_Material_
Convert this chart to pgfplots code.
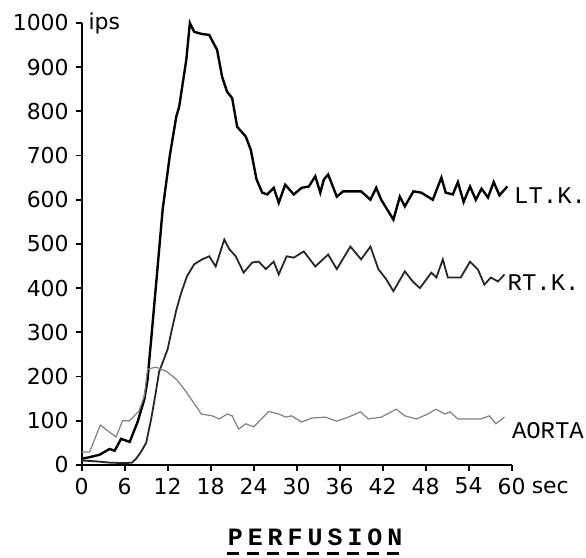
\documentclass[border=0pt]{standalone}
\usepackage{fontspec}
\usepackage{pgfplots}
\pgfplotsset{compat=1.18}
\newfontfamily\tickfont{DejaVu Sans}
\newfontfamily\labfont{Liberation Mono}
\newfontfamily\perffont[LetterSpace=20]{Liberation Mono}

\begin{document}
\begin{tikzpicture}
\begin{axis}[
    width=215.5pt, height=221.5pt, scale only axis,
    xmin=0, xmax=60, ymin=0, ymax=1000,
    axis lines=left,
    axis line style={-, line width=1pt},
    xtick={0,6,...,60},
    ytick={0,100,...,1000},
    tick align=outside,
    major tick length=3pt,
    tick style={line width=0.9pt, black},
    tick label style={font=\tickfont\fontsize{11}{11}\selectfont},
    /pgf/number format/assume math mode=true,
    /pgf/number format/1000 sep={},
    clip=false,
]

% LT.K.
\addplot[black, line width=1.2pt] coordinates {
    (0,14) (1,17) (2.5,23) (3.9,36) (4.6,32) (5.5,59) (6.7,52) (7.8,97)
    (8.75,149) (9.2,194) (9.5,250) (9.7,284) (10.5,430) (11.3,578)
    (12.3,700) (13.2,788) (13.6,810) (14.6,917) (15.1,1000) (15.7,980)
    (16.8,975) (17.8,973) (18.9,939) (19.6,878) (20.3,844) (21,830)
    (21.7,765) (22.9,743) (23.6,713) (24.4,646) (25.2,616) (25.9,612)
    (26.8,627) (27.5,593) (28.4,634) (29.6,612) (30.7,627) (31.7,630)
    (32.6,653) (33.3,616) (33.8,646) (34.4,657) (35.6,607) (36.5,619)
    (39,619) (40.3,600) (41.1,627) (41.8,600) (43.5,555) (44.4,607)
    (45.1,585) (46.3,619) (47.4,616) (49,600) (50.2,650) (50.8,616)
    (51.8,612) (52.5,640) (53.3,595) (54.2,630) (55,600) (55.8,625)
    (56.7,605) (57.5,640) (58.3,610) (59.4,630)
};

% RT.K.
\addplot[black!85, line width=0.9pt] coordinates {
    (0,10) (2,8) (4,5) (6,4) (7,5) (7.6,14) (8.3,30) (9,50) (9.7,104)
    (10.3,160) (10.8,210) (12,262) (12.5,300) (13.2,350) (13.9,390)
    (14.7,427) (15.7,454) (16.8,465) (17.8,472) (18.7,449) (19.9,510)
    (20.6,488) (21.5,472) (22.6,435) (23.8,458) (24.7,460) (25.7,443)
    (26.8,460) (27.5,431) (28.6,472) (29.6,469) (31,483) (32.6,449)
    (34.4,476) (35.6,443) (37.5,494) (39,465) (40.3,494) (41.4,443)
    (42.5,420) (43.5,393) (45.1,438) (46.2,415) (47.2,400) (48.8,435)
    (49.5,424) (50.4,465) (51.1,424) (52.9,424) (54.2,460) (55.3,442)
    (56.2,408) (57.1,424) (58.1,415) (59,431)
};

% AORTA
\addplot[black!50, line width=0.6pt] coordinates {
    (0,29) (1.1,29) (2.6,90) (3.9,74) (4.8,63) (5.7,100) (6.7,100)
    (8,122) (8.75,156) (9.2,217) (10.4,221) (11.8,212) (13.2,194)
    (14.6,165) (16.7,115) (18.2,111) (19.2,104) (20.3,115) (21,111)
    (21.9,81) (22.9,93) (24,86) (26.1,121) (27.5,115) (28.5,108)
    (29.3,111) (30.7,97) (32.1,106) (34,108) (35.6,99) (37.2,108)
    (38.9,120) (40,104) (41.8,108) (43.9,126) (45.1,111) (46.7,104)
    (48.3,115) (49.4,126) (50.7,115) (51.4,120) (52.5,104) (55.7,104)
    (56.9,111) (57.8,93) (59,108)
};

\node[anchor=west, inner sep=0, font=\tickfont\fontsize{11}{11}\selectfont]
    at (rel axis cs:0.015,1.0) {ips};
\node[anchor=base west, inner sep=0, font=\tickfont\fontsize{11}{11}\selectfont]
    at (rel axis cs:1.046,-0.065) {sec};
\node[anchor=west, inner sep=0, font=\labfont\fontsize{12}{12}\selectfont]
    at (rel axis cs:1.005,0.61) {LT.K.};
\node[anchor=west, inner sep=0, font=\labfont\fontsize{12}{12}\selectfont]
    at (rel axis cs:0.99,0.413) {RT.K.};
\node[anchor=west, inner sep=0, font=\labfont\fontsize{12}{12}\selectfont]
    at (rel axis cs:1.0,0.077) {AORTA};
\node[name=perf, inner sep=0, font=\perffont\bfseries\fontsize{12.5}{12.5}\selectfont]
    at (rel axis cs:0.543,-0.163) {PERFUSION};

\path (rel axis cs:-0.19,-0.21) rectangle (rel axis cs:1.169,1.052);
\end{axis}
\draw[line width=1.3pt, dash pattern=on 6pt off 4pt]
    ([yshift=-4pt]perf.south west) -- ([yshift=-4pt]perf.south east);
\end{tikzpicture}
\end{document}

_Short task_
Produce an exact copy of each line of data, skipping embedded images.

_Finished answer_
Convert this chart to pgfplots code.
\documentclass[border=0pt]{standalone}
\usepackage{fontspec}
\usepackage{pgfplots}
\pgfplotsset{compat=1.18}
\newfontfamily\tickfont{DejaVu Sans}
\newfontfamily\labfont{Liberation Mono}
\newfontfamily\perffont[LetterSpace=20]{Liberation Mono}

\begin{document}
\begin{tikzpicture}
\begin{axis}[
    width=215.5pt, height=221.5pt, scale only axis,
    xmin=0, xmax=60, ymin=0, ymax=1000,
    axis lines=left,
    axis line style={-, line width=1pt},
    xtick={0,6,...,60},
    ytick={0,100,...,1000},
    tick align=outside,
    major tick length=3pt,
    tick style={line width=0.9pt, black},
    tick label style={font=\tickfont\fontsize{11}{11}\selectfont},
    /pgf/number format/assume math mode=true,
    /pgf/number format/1000 sep={},
    clip=false,
]

% LT.K.
\addplot[black, line width=1.2pt] coordinates {
    (0,14) (1,17) (2.5,23) (3.9,36) (4.6,32) (5.5,59) (6.7,52) (7.8,97)
    (8.75,149) (9.2,194) (9.5,250) (9.7,284) (10.5,430) (11.3,578)
    (12.3,700) (13.2,788) (13.6,810) (14.6,917) (15.1,1000) (15.7,980)
    (16.8,975) (17.8,973) (18.9,939) (19.6,878) (20.3,844) (21,830)
    (21.7,765) (22.9,743) (23.6,713) (24.4,646) (25.2,616) (25.9,612)
    (26.8,627) (27.5,593) (28.4,634) (29.6,612) (30.7,627) (31.7,630)
    (32.6,653) (33.3,616) (33.8,646) (34.4,657) (35.6,607) (36.5,619)
    (39,619) (40.3,600) (41.1,627) (41.8,600) (43.5,555) (44.4,607)
    (45.1,585) (46.3,619) (47.4,616) (49,600) (50.2,650) (50.8,616)
    (51.8,612) (52.5,640) (53.3,595) (54.2,630) (55,600) (55.8,625)
    (56.7,605) (57.5,640) (58.3,610) (59.4,630)
};

% RT.K.
\addplot[black!85, line width=0.9pt] coordinates {
    (0,10) (2,8) (4,5) (6,4) (7,5) (7.6,14) (8.3,30) (9,50) (9.7,104)
    (10.3,160) (10.8,210) (12,262) (12.5,300) (13.2,350) (13.9,390)
    (14.7,427) (15.7,454) (16.8,465) (17.8,472) (18.7,449) (19.9,510)
    (20.6,488) (21.5,472) (22.6,435) (23.8,458) (24.7,460) (25.7,443)
    (26.8,460) (27.5,431) (28.6,472) (29.6,469) (31,483) (32.6,449)
    (34.4,476) (35.6,443) (37.5,494) (39,465) (40.3,494) (41.4,443)
    (42.5,420) (43.5,393) (45.1,438) (46.2,415) (47.2,400) (48.8,435)
    (49.5,424) (50.4,465) (51.1,424) (52.9,424) (54.2,460) (55.3,442)
    (56.2,408) (57.1,424) (58.1,415) (59,431)
};

% AORTA
\addplot[black!50, line width=0.6pt] coordinates {
    (0,29) (1.1,29) (2.6,90) (3.9,74) (4.8,63) (5.7,100) (6.7,100)
    (8,122) (8.75,156) (9.2,217) (10.4,221) (11.8,212) (13.2,194)
    (14.6,165) (16.7,115) (18.2,111) (19.2,104) (20.3,115) (21,111)
    (21.9,81) (22.9,93) (24,86) (26.1,121) (27.5,115) (28.5,108)
    (29.3,111) (30.7,97) (32.1,106) (34,108) (35.6,99) (37.2,108)
    (38.9,120) (40,104) (41.8,108) (43.9,126) (45.1,111) (46.7,104)
    (48.3,115) (49.4,126) (50.7,115) (51.4,120) (52.5,104) (55.7,104)
    (56.9,111) (57.8,93) (59,108)
};

\node[anchor=west, inner sep=0, font=\tickfont\fontsize{11}{11}\selectfont]
    at (rel axis cs:0.015,1.0) {ips};
\node[anchor=base west, inner sep=0, font=\tickfont\fontsize{11}{11}\selectfont]
    at (rel axis cs:1.046,-0.065) {sec};
\node[anchor=west, inner sep=0, font=\labfont\fontsize{12}{12}\selectfont]
    at (rel axis cs:1.005,0.61) {LT.K.};
\node[anchor=west, inner sep=0, font=\labfont\fontsize{12}{12}\selectfont]
    at (rel axis cs:0.99,0.413) {RT.K.};
\node[anchor=west, inner sep=0, font=\labfont\fontsize{12}{12}\selectfont]
    at (rel axis cs:1.0,0.077) {AORTA};
\node[name=perf, inner sep=0, font=\perffont\bfseries\fontsize{12.5}{12.5}\selectfont]
    at (rel axis cs:0.543,-0.163) {PERFUSION};

\path (rel axis cs:-0.19,-0.21) rectangle (rel axis cs:1.169,1.052);
\end{axis}
\draw[line width=1.3pt, dash pattern=on 6pt off 4pt]
    ([yshift=-4pt]perf.south west) -- ([yshift=-4pt]perf.south east);
\end{tikzpicture}
\end{document}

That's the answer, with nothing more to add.